PAGAN BABIES: And Other Catholic Memories
Gina Cascone, . . Washington Square Press, $12 (160pp) ISBN 978-0-7434-5327-1
During the nine years she spent at St. Lucy's Catholic School, Cascone, a children's author, gathered enough pithy observations and opinions to fill this short memoir. Enrolled against her will (she protested by hiding in a closet, under a bed and behind a sofa, all to no avail), Cascone endured her years at St. Lucy's by imagining what the nuns' legs looked like and other lofty thoughts. Seen through her not-so-impressionable child's eyes, Catholic school was a comedy of contradictions and questionable practices, including baptism, to which she cavalierly refers as throwing water on the non-consenting. Cascone writes with little fondness for praying Rosaries, kneeling through the stations of the cross and adopting "pagan babies," the practice of giving money to foreign missions so non-Catholic children could be raised Catholic.

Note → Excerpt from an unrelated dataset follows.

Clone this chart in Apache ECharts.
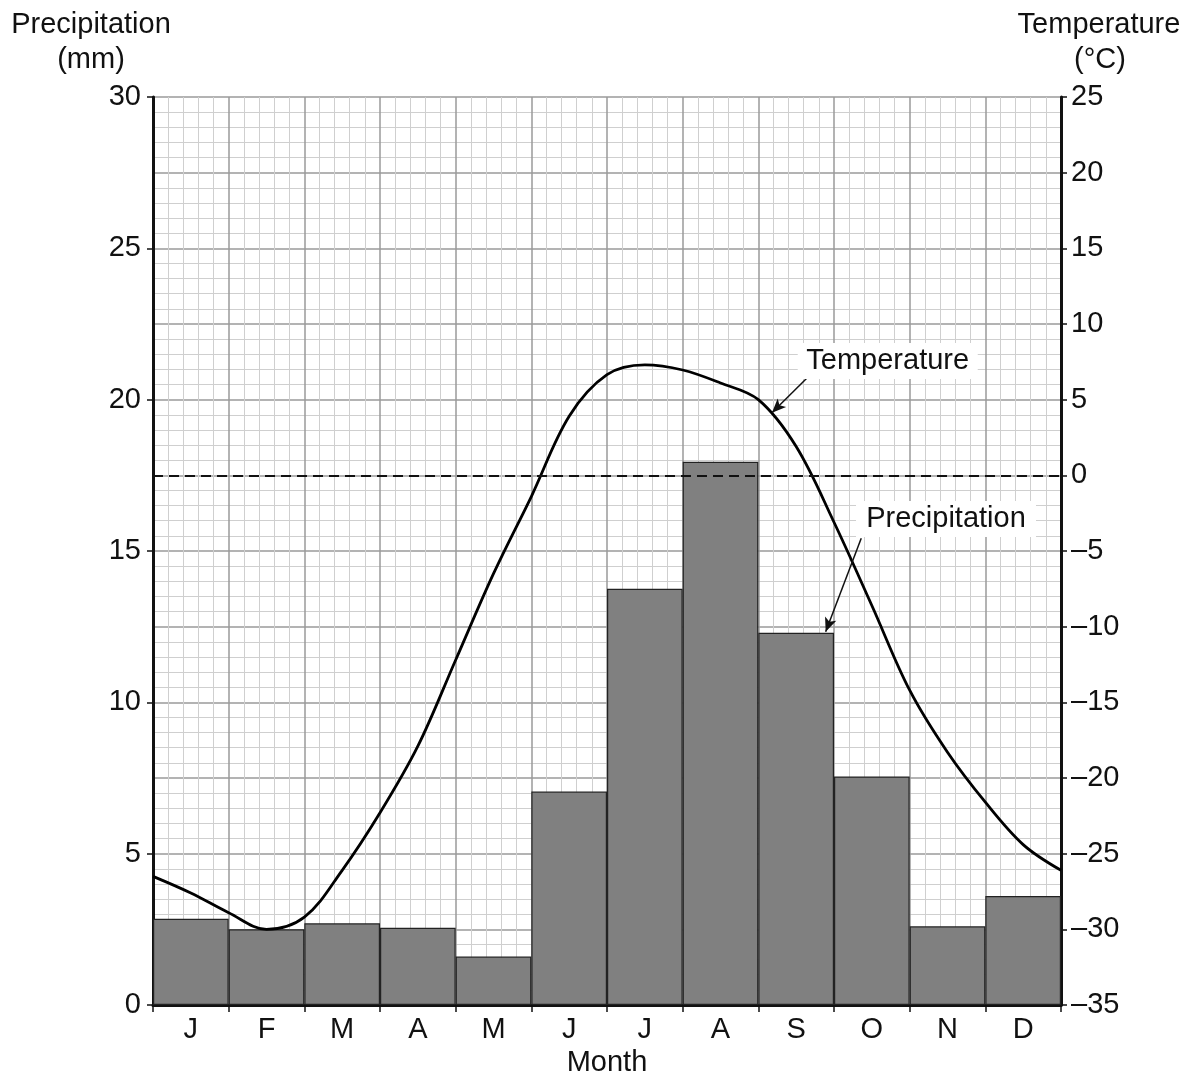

Her sole happy memory appears to be that of Father Joseph, who went easy on children in the confessional and always asked them to say a prayer for him. Given her own experiences, Cascone decides against baptizing her own child, fearing that to raise her daughter Catholic would subject her to the same education her mother had, even though the church has changed radically since her youth. Cascone's irreverent and often funny recollections would surely be pronounced as impertinent by the sisters who taught her. For that, they will delight many readers who underwent Catholic education as reluctantly as she did and considered graduation an escape from earthly purgatory.